* **DATA BLOCK**
----

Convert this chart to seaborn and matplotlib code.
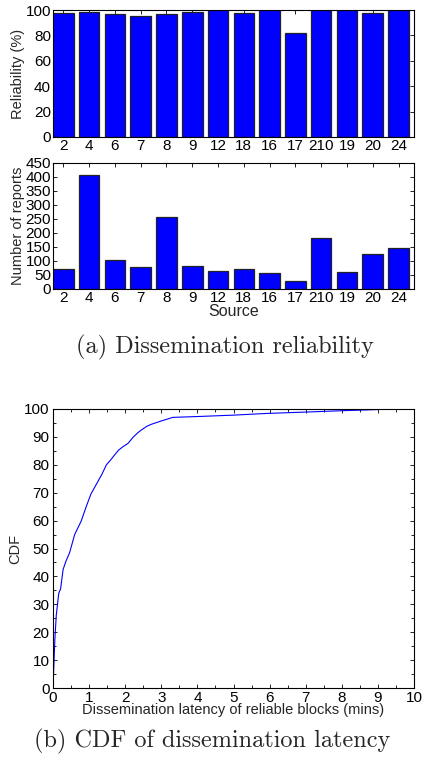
import numpy as np
import pandas as pd
import matplotlib
matplotlib.use("Agg")
import matplotlib.pyplot as plt
import seaborn as sns

# Sources (kept as labels, in the order shown)
sources = ["2", "4", "6", "7", "8", "9", "12", "18", "16", "17", "210", "19", "20", "24"]
reliability = [98, 98.5, 97, 95, 97, 98.5, 100, 98, 100, 81.5, 100, 100, 97.5, 100]
reports = [72, 407, 102, 80, 257, 82, 65, 72, 58, 27, 182, 60, 125, 148]

# CDF of dissemination latency (mins, %)
latency = [0, 0.03, 0.05, 0.09, 0.16, 0.21, 0.28, 0.36, 0.46, 0.6, 0.78, 0.92,
           1.05, 1.2, 1.35, 1.48, 1.6, 1.71, 1.82, 1.94, 2.08, 2.22, 2.35, 2.45,
           2.6, 2.72, 2.95, 3.32, 4.0, 5.0, 5.9, 7.0, 8.03, 9.0, 9.3]
cdf = [0, 10, 17, 26, 34, 35.5, 42.5, 45.5, 48.5, 55, 59.8, 65,
       69.5, 73, 76.5, 80, 81.8, 83.6, 85.3, 86.5, 87.7, 89.9, 91.5, 92.5,
       93.8, 94.5, 95.5, 97, 97.3, 97.8, 98.4, 98.9, 99.4, 99.8, 100]

sns.set_style("ticks")
plt.rcParams['font.family'] = ['Liberation Sans', 'DejaVu Sans']

df = pd.DataFrame({"source": sources, "reliability": reliability, "reports": reports})

fig = plt.figure(figsize=(4.24, 7.57), dpi=100)
ax1 = fig.add_axes([53/424, 1-137/757, 361/424, 127/757])
ax2 = fig.add_axes([53/424, 1-289/757, 361/424, 126/757])
ax3 = fig.add_axes([53/424, 1-688/757, 361/424, 279/757])

bar_kw = dict(color="#0000ff", edgecolor="#222222", linewidth=0.9, width=0.8,
              order=sources, saturation=1)
sns.barplot(data=df, x="source", y="reliability", ax=ax1, **bar_kw)
sns.barplot(data=df, x="source", y="reports", ax=ax2, **bar_kw)

ax1.set_ylim(0, 100)
ax1.set_yticks(range(0, 101, 20))
ax1.set_ylabel("Reliability (%)", fontsize=10.5, labelpad=0)
ax1.set_xlabel("")
ax2.set_ylim(0, 450)
ax2.set_yticks(range(0, 451, 50))
ax2.set_ylabel("Number of reports", fontsize=10.5, labelpad=0)
ax2.set_xlabel("Source", fontsize=11.5, labelpad=-1)

for ax in (ax1, ax2):
    ax.set_xlim(-0.4, 13.6)
    ax.tick_params(labelsize=11, pad=1.5)

sns.lineplot(x=latency, y=cdf, ax=ax3, color="#0000ff", linewidth=0.8)
ax3.set_xlim(0, 10)
ax3.set_ylim(0, 100)
ax3.set_xticks(range(0, 11))
ax3.set_yticks(range(0, 101, 10))
ax3.set_xticks(np.arange(0.5, 10, 1), minor=True)
ax3.set_yticks(np.arange(5, 100, 10), minor=True)
ax3.set_ylabel("CDF", fontsize=10.5, labelpad=1)
ax3.set_xlabel("Dissemination latency of reliable blocks (mins)", fontsize=10.5, labelpad=-1)
ax3.tick_params(labelsize=11)
ax3.tick_params(axis="x", pad=2)
ax3.tick_params(axis="y", pad=2.5)

for ax in (ax1, ax2, ax3):
    for s in ax.spines.values():
        s.set_visible(True)
        s.set_linewidth(0.8)
        s.set_color("black")
    ax.tick_params(which="both", direction="in", top=True, right=True,
                   length=3, width=0.6, colors="black")
    ax.tick_params(which="minor", length=2)

fig.text(0.53, 1-347/757, "(a) Dissemination reliability", ha="center", va="center",
         fontsize=17.5, family=["cmr10", "DejaVu Serif"])
fig.text(0.5, 1-741/757, "(b) CDF of dissemination latency", ha="center", va="center",
         fontsize=17.5, family=["cmr10", "DejaVu Serif"])

fig.savefig("out.png", dpi=100)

----

* **WHAT THE EXERCISE ASKS**
Transcribe exactly, with no pictures, the lines running from the first line of the material through the line holding "import seaborn as sns".

* **RESULT FOR THIS TASK**
Convert this chart to seaborn and matplotlib code.
import numpy as np
import pandas as pd
import matplotlib
matplotlib.use("Agg")
import matplotlib.pyplot as plt
import seaborn as sns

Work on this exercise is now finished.